◆ Data section
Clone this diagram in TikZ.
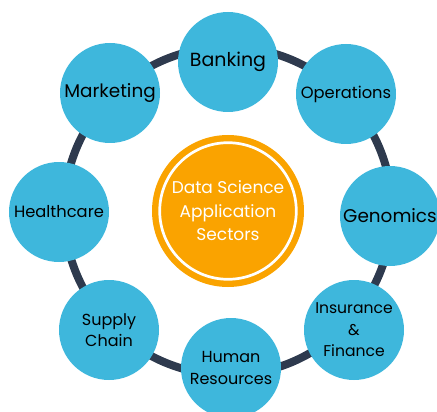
\documentclass[tikz,border=0pt]{standalone}
\usepackage{fontspec}
\setmainfont{Poppins}
\usetikzlibrary{positioning}
\definecolor{sectorblue}{RGB}{62,183,220}
\definecolor{hubor}{RGB}{250,163,0}
\definecolor{ringnavy}{RGB}{46,58,78}

\begin{document}
\begin{tikzpicture}
      [ x=1pt, y=-1pt,
        sector/.style={circle, fill=sectorblue, minimum size=100pt, inner sep=0pt,
          align=center, text=black, font=\fontsize{#1}{21.5}\selectfont},
        sector/.default=16,
        hub/.style={circle, fill=hubor, minimum size=152pt, inner sep=0pt,
          align=center, text=white, font=\fontsize{17}{23.5}\selectfont},
        ring/.style={draw=ringnavy, line width=8pt},
        innerring/.style={draw=white, line width=2.7pt}
      ]
      \useasboundingbox (0,0) rectangle (437,412);
      \clip (0,0) rectangle (437,412);
      \coordinate (mid) at (228,211);
      \draw[ring] (mid) circle[radius=164];

      \node[hub]    (hub)    at (mid)       {Data Science\\Application\\Sectors};
      \draw[innerring] (hub.center) circle[radius=68.3];

      \node[sector=19]   (bank)   at (228,62)    {Banking};
      \node[sector=16.3] (oper)   at (346,94)    {Operations};
      \node[sector=18.4] (geno)   at (390,216)   {Genomics};
      \node[sector=15.6] (insu)   at (354,330)   {Insurance\\\&\\Finance};
      \node[sector]      (human)  at (231,368)   {Human\\Resources};
      \node[sector]      (supply) at (109,330)   {Supply\\Chain};
      \node[sector=16.3] (health) at (59,212)    {Healthcare};
      \node[sector=18.4] (market) at (110,93)    {Marketing};
    \end{tikzpicture}
\end{document}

◆ What is required
Output the data above without changes, apart from leaving out the pictures.

◆ Result below
Clone this diagram in TikZ.
\documentclass[tikz,border=0pt]{standalone}
\usepackage{fontspec}
\setmainfont{Poppins}
\usetikzlibrary{positioning}
\definecolor{sectorblue}{RGB}{62,183,220}
\definecolor{hubor}{RGB}{250,163,0}
\definecolor{ringnavy}{RGB}{46,58,78}

\begin{document}
\begin{tikzpicture}
      [ x=1pt, y=-1pt,
        sector/.style={circle, fill=sectorblue, minimum size=100pt, inner sep=0pt,
          align=center, text=black, font=\fontsize{#1}{21.5}\selectfont},
        sector/.default=16,
        hub/.style={circle, fill=hubor, minimum size=152pt, inner sep=0pt,
          align=center, text=white, font=\fontsize{17}{23.5}\selectfont},
        ring/.style={draw=ringnavy, line width=8pt},
        innerring/.style={draw=white, line width=2.7pt}
      ]
      \useasboundingbox (0,0) rectangle (437,412);
      \clip (0,0) rectangle (437,412);
      \coordinate (mid) at (228,211);
      \draw[ring] (mid) circle[radius=164];

      \node[hub]    (hub)    at (mid)       {Data Science\\Application\\Sectors};
      \draw[innerring] (hub.center) circle[radius=68.3];

      \node[sector=19]   (bank)   at (228,62)    {Banking};
      \node[sector=16.3] (oper)   at (346,94)    {Operations};
      \node[sector=18.4] (geno)   at (390,216)   {Genomics};
      \node[sector=15.6] (insu)   at (354,330)   {Insurance\\\&\\Finance};
      \node[sector]      (human)  at (231,368)   {Human\\Resources};
      \node[sector]      (supply) at (109,330)   {Supply\\Chain};
      \node[sector=16.3] (health) at (59,212)    {Healthcare};
      \node[sector=18.4] (market) at (110,93)    {Marketing};
    \end{tikzpicture}
\end{document}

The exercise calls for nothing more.